─── Data ───

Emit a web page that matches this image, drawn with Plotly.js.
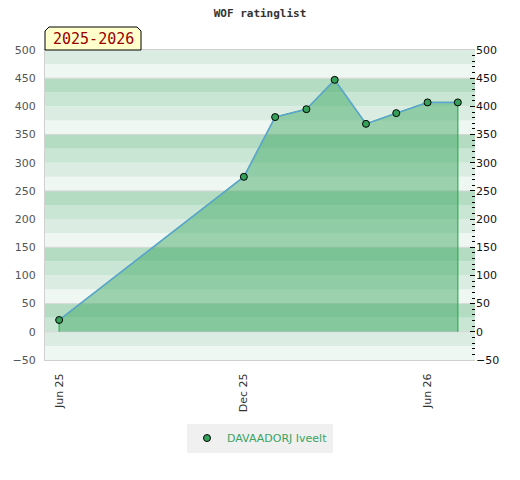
<!DOCTYPE html>
<html>
<head>
<meta charset="utf-8">
<script src="https://cdn.plot.ly/plotly-3.0.1.min.js"></script>
<style>html,body{margin:0;padding:0;background:#fff;}#chart{width:520px;height:480px;}</style>
</head>
<body>
<div id="chart"></div>
<script>
// Data
var dates = ['2025-06-01','2025-12-01','2026-01-01','2026-02-01','2026-03-01','2026-04-01','2026-05-01','2026-06-01','2026-07-01'];
var ratings = [21, 275, 381, 395, 447, 369, 388, 407, 407];
var playerName = 'DAVAADORJ Iveelt';
var seasonLabel = '2025-2026';
var tickDates = ['2025-06-01','2025-12-01','2026-06-01'];
var tickLabels = ['Jun 25','Dec 25','Jun 26'];

var yMin = -50, yMax = 500;

// Filled area polygon closed down to zero
var polyX = [dates[0]].concat(dates, [dates[dates.length-1]]);
var polyY = [0].concat(ratings, [0]);

var traces = [
  {x: polyX, y: polyY, type: 'scatter', mode: 'lines', fill: 'toself',
   fillcolor: 'rgba(62,168,98,0.48)', line: {color: '#30b055', width: 1.2},
   hoverinfo: 'skip', showlegend: false, yaxis: 'y'},
  {x: dates, y: ratings, type: 'scatter', mode: 'lines',
   line: {color: '#5fa4d8', width: 1.5}, showlegend: false, yaxis: 'y2'},
  {x: dates, y: ratings, type: 'scatter', mode: 'markers', name: playerName,
   marker: {color: '#35a05a', size: 7, line: {color: '#000', width: 1}},
   showlegend: true, yaxis: 'y2'}
];

// Background bands (decoration)
var bandColors = {75: '#dbede2', 50: '#eff7f2', 25: '#b3dcc3', 0: '#c8e6d3'};
var shapes = [];
for (var L = yMin; L < yMax; L += 25) {
  var k = ((L % 100) + 100) % 100;
  shapes.push({type: 'rect', xref: 'paper', yref: 'y', x0: 0, x1: 1, y0: L, y1: L + 25,
    fillcolor: bandColors[k], line: {width: 0}, layer: 'below'});
}
// Grid lines at 50, 150, ... 450 and 0
var gridVals = [0];
for (var g = 50; g < yMax; g += 100) gridVals.push(g);
gridVals.forEach(function (v) {
  shapes.push({type: 'line', xref: 'paper', yref: 'y', x0: 0, x1: 1, y0: v, y1: v,
    line: {color: '#d6d6d6', width: 1}, layer: 'below'});
});
// Season label box with chamfered top corners (paper coords)
var bx0 = 0, bx1 = 96/430, by0 = 1, by1 = 1 + 23/310, cx = 4/430, cy = 4/310;
shapes.push({type: 'path', xref: 'paper', yref: 'paper',
  path: 'M ' + bx0 + ',' + by0 + ' L ' + bx0 + ',' + (by1 - cy) + ' L ' + (bx0 + cx) + ',' + by1 +
        ' L ' + (bx1 - cx) + ',' + by1 + ' L ' + bx1 + ',' + (by1 - cy) + ' L ' + bx1 + ',' + by0 + ' Z',
  fillcolor: '#ffffcc', line: {color: '#000', width: 1}, layer: 'above'});

var layout = {
  width: 520, height: 480,
  margin: {l: 45, r: 45, t: 50, b: 120, pad: 0},
  paper_bgcolor: '#fff', plot_bgcolor: '#fff',
  title: {text: '<b>WOF ratinglist</b>', x: 0.5, xanchor: 'center', y: 0.973, yanchor: 'middle',
    font: {family: 'DejaVu Sans Mono', size: 11, color: '#333'}},
  xaxis: {type: 'date', range: ['2025-05-18', '2026-07-18'],
    tickvals: tickDates, ticktext: tickLabels, tickangle: -90,
    tickfont: {family: 'DejaVu Sans', size: 11, color: '#333'},
    showgrid: false, zeroline: false, showline: true, linecolor: '#d0d0d0', linewidth: 1, mirror: true,
    ticks: 'outside', ticklen: 8, tickcolor: 'rgba(0,0,0,0)'},
  yaxis: {range: [yMin, yMax], dtick: 50, tick0: 0,
    tickfont: {family: 'DejaVu Sans', size: 11, color: '#555'},
    showgrid: false, zeroline: false, showline: true, linecolor: '#d0d0d0', linewidth: 1,
    ticks: 'outside', ticklen: 6, tickcolor: 'rgba(0,0,0,0)', fixedrange: true},
  yaxis2: {range: [yMin, yMax], dtick: 50, tick0: 0, overlaying: 'y', side: 'right',
    tickfont: {family: 'DejaVu Sans', size: 11, color: '#111'},
    showgrid: false, zeroline: false, showline: false,
    ticks: 'inside', ticklen: 5, tickcolor: '#000', tickwidth: 1,
    minor: {dtick: 10, tick0: 0, ticks: 'inside', ticklen: 3, tickcolor: '#000', tickwidth: 1, showgrid: false}},
  showlegend: true,
  legend: {orientation: 'h', x: 0.5, xanchor: 'center', y: -0.205, yanchor: 'top',
    bgcolor: '#f0f0f0', font: {family: 'DejaVu Sans', size: 11, color: '#3aa35f'}},
  shapes: shapes,
  annotations: [{xref: 'paper', yref: 'paper', x: 48/430, y: 1 + 11/310, xanchor: 'center', yanchor: 'middle',
    text: seasonLabel, showarrow: false,
    font: {family: 'DejaVu Sans Mono', size: 15, color: '#990000'}}]
};

Plotly.newPlot('chart', traces, layout, {displayModeBar: false, staticPlot: true});
</script>
</body>
</html>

───

(Task to carry out): In your copy of the listing above, reproduce each line exactly and omit all pictures.

(Response to this task):
Emit a web page that matches this image, drawn with Plotly.js.
<!DOCTYPE html>
<html>
<head>
<meta charset="utf-8">
<script src="https://cdn.plot.ly/plotly-3.0.1.min.js"></script>
<style>html,body{margin:0;padding:0;background:#fff;}#chart{width:520px;height:480px;}</style>
</head>
<body>
<div id="chart"></div>
<script>
// Data
var dates = ['2025-06-01','2025-12-01','2026-01-01','2026-02-01','2026-03-01','2026-04-01','2026-05-01','2026-06-01','2026-07-01'];
var ratings = [21, 275, 381, 395, 447, 369, 388, 407, 407];
var playerName = 'DAVAADORJ Iveelt';
var seasonLabel = '2025-2026';
var tickDates = ['2025-06-01','2025-12-01','2026-06-01'];
var tickLabels = ['Jun 25','Dec 25','Jun 26'];

var yMin = -50, yMax = 500;

// Filled area polygon closed down to zero
var polyX = [dates[0]].concat(dates, [dates[dates.length-1]]);
var polyY = [0].concat(ratings, [0]);

var traces = [
  {x: polyX, y: polyY, type: 'scatter', mode: 'lines', fill: 'toself',
   fillcolor: 'rgba(62,168,98,0.48)', line: {color: '#30b055', width: 1.2},
   hoverinfo: 'skip', showlegend: false, yaxis: 'y'},
  {x: dates, y: ratings, type: 'scatter', mode: 'lines',
   line: {color: '#5fa4d8', width: 1.5}, showlegend: false, yaxis: 'y2'},
  {x: dates, y: ratings, type: 'scatter', mode: 'markers', name: playerName,
   marker: {color: '#35a05a', size: 7, line: {color: '#000', width: 1}},
   showlegend: true, yaxis: 'y2'}
];

// Background bands (decoration)
var bandColors = {75: '#dbede2', 50: '#eff7f2', 25: '#b3dcc3', 0: '#c8e6d3'};
var shapes = [];
for (var L = yMin; L < yMax; L += 25) {
  var k = ((L % 100) + 100) % 100;
  shapes.push({type: 'rect', xref: 'paper', yref: 'y', x0: 0, x1: 1, y0: L, y1: L + 25,
    fillcolor: bandColors[k], line: {width: 0}, layer: 'below'});
}
// Grid lines at 50, 150, ... 450 and 0
var gridVals = [0];
for (var g = 50; g < yMax; g += 100) gridVals.push(g);
gridVals.forEach(function (v) {
  shapes.push({type: 'line', xref: 'paper', yref: 'y', x0: 0, x1: 1, y0: v, y1: v,
    line: {color: '#d6d6d6', width: 1}, layer: 'below'});
});
// Season label box with chamfered top corners (paper coords)
var bx0 = 0, bx1 = 96/430, by0 = 1, by1 = 1 + 23/310, cx = 4/430, cy = 4/310;
shapes.push({type: 'path', xref: 'paper', yref: 'paper',
  path: 'M ' + bx0 + ',' + by0 + ' L ' + bx0 + ',' + (by1 - cy) + ' L ' + (bx0 + cx) + ',' + by1 +
        ' L ' + (bx1 - cx) + ',' + by1 + ' L ' + bx1 + ',' + (by1 - cy) + ' L ' + bx1 + ',' + by0 + ' Z',
  fillcolor: '#ffffcc', line: {color: '#000', width: 1}, layer: 'above'});

var layout = {
  width: 520, height: 480,
  margin: {l: 45, r: 45, t: 50, b: 120, pad: 0},
  paper_bgcolor: '#fff', plot_bgcolor: '#fff',
  title: {text: '<b>WOF ratinglist</b>', x: 0.5, xanchor: 'center', y: 0.973, yanchor: 'middle',
    font: {family: 'DejaVu Sans Mono', size: 11, color: '#333'}},
  xaxis: {type: 'date', range: ['2025-05-18', '2026-07-18'],
    tickvals: tickDates, ticktext: tickLabels, tickangle: -90,
    tickfont: {family: 'DejaVu Sans', size: 11, color: '#333'},
    showgrid: false, zeroline: false, showline: true, linecolor: '#d0d0d0', linewidth: 1, mirror: true,
    ticks: 'outside', ticklen: 8, tickcolor: 'rgba(0,0,0,0)'},
  yaxis: {range: [yMin, yMax], dtick: 50, tick0: 0,
    tickfont: {family: 'DejaVu Sans', size: 11, color: '#555'},
    showgrid: false, zeroline: false, showline: true, linecolor: '#d0d0d0', linewidth: 1,
    ticks: 'outside', ticklen: 6, tickcolor: 'rgba(0,0,0,0)', fixedrange: true},
  yaxis2: {range: [yMin, yMax], dtick: 50, tick0: 0, overlaying: 'y', side: 'right',
    tickfont: {family: 'DejaVu Sans', size: 11, color: '#111'},
    showgrid: false, zeroline: false, showline: false,
    ticks: 'inside', ticklen: 5, tickcolor: '#000', tickwidth: 1,
    minor: {dtick: 10, tick0: 0, ticks: 'inside', ticklen: 3, tickcolor: '#000', tickwidth: 1, showgrid: false}},
  showlegend: true,
  legend: {orientation: 'h', x: 0.5, xanchor: 'center', y: -0.205, yanchor: 'top',
    bgcolor: '#f0f0f0', font: {family: 'DejaVu Sans', size: 11, color: '#3aa35f'}},
  shapes: shapes,
  annotations: [{xref: 'paper', yref: 'paper', x: 48/430, y: 1 + 11/310, xanchor: 'center', yanchor: 'middle',
    text: seasonLabel, showarrow: false,
    font: {family: 'DejaVu Sans Mono', size: 15, color: '#990000'}}]
};

Plotly.newPlot('chart', traces, layout, {displayModeBar: false, staticPlot: true});
</script>
</body>
</html>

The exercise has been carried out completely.